Australia's aid programme in Papua New Guinea has been described as having enabled rather than remedied state fraud and market distortions in PNG
The damning indictment came in a submission by the International State Crime Initiative at an Australian senate inquiry into the aid programme in PNG.
The Initiative's Kristian Lasslett says Canberra's approach to aid in PNG centres on the idea that the best way to foster development is through making the country more business-friendly.
But he says that this approach is incongruent with the reality on the ground, where business has too much liberty.
"And when I say liberty, they have the liberty to set prices that are far in excess of the market value of the services and goods they provide; they have the liberty to misappropriate landowner assets, state assets with impunity; they have the liberty to develop completely superfluous projects that are often inflated in price and are not delivered at all or to inadequate quality; they have the liberty, as we've seen in the legal industry, to steal state funds en masse."

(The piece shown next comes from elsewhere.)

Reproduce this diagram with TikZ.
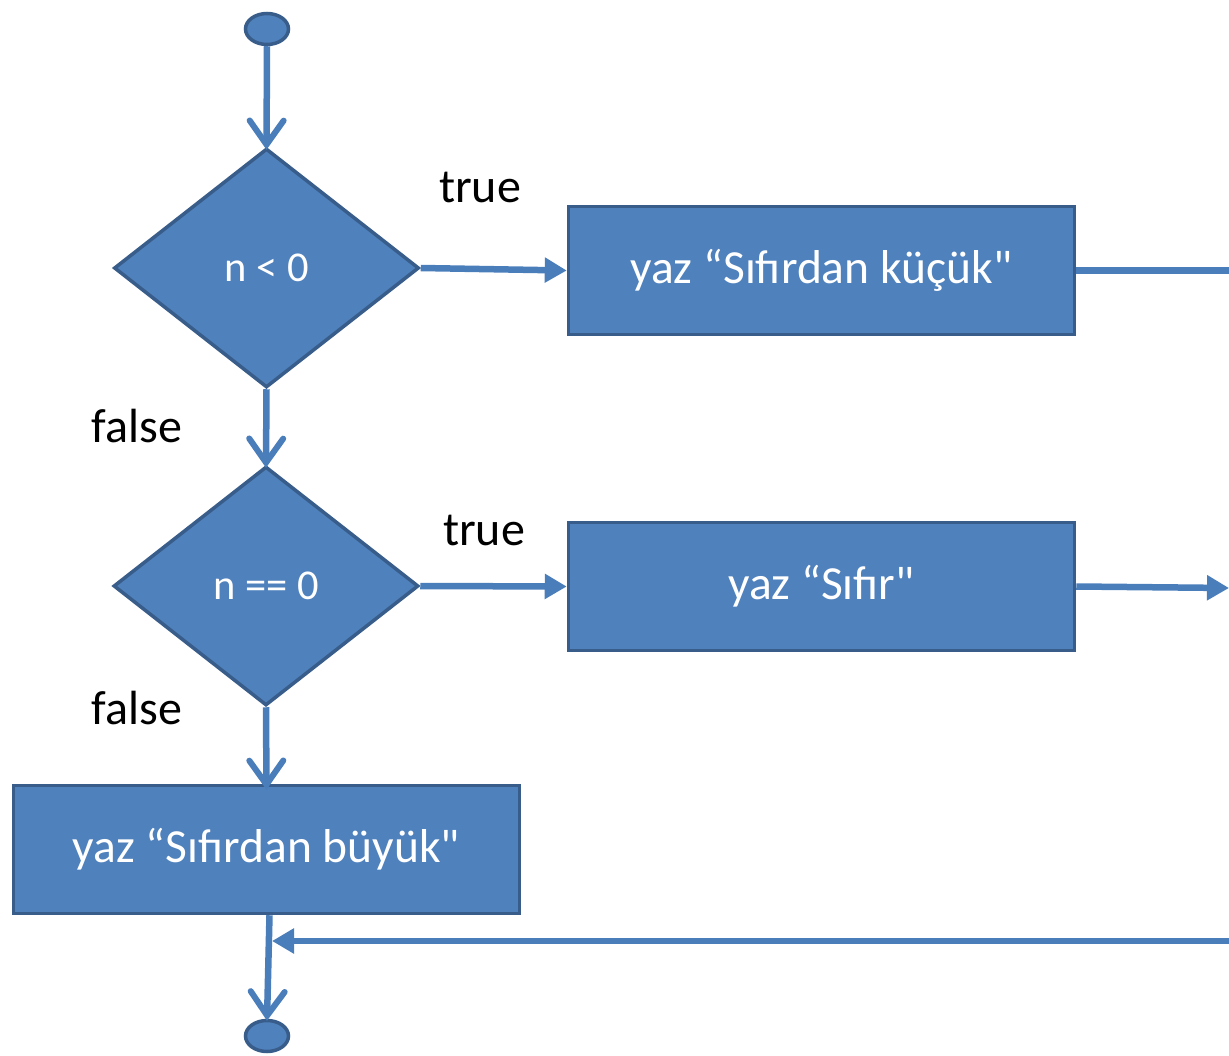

The Australian government's strategy for delivering aid in PNG is reportedly based on "extensive copnsultatin with a wide range of stakeholders from PNG and Australia including government, business, civil society and internatinal donors".
However Dr Lasslett contests this claim, saying input is heavily slanted in favour of companies and players in sectors such as mining, oil, gas and oil palm.
Among the State Crime Initiative's recommendations are for Australia's aid programme to provide more support to civil society projects which empower and mobilise PNG grassroots communities.
It also recommends that support be given to develop a free and independent media in PNG.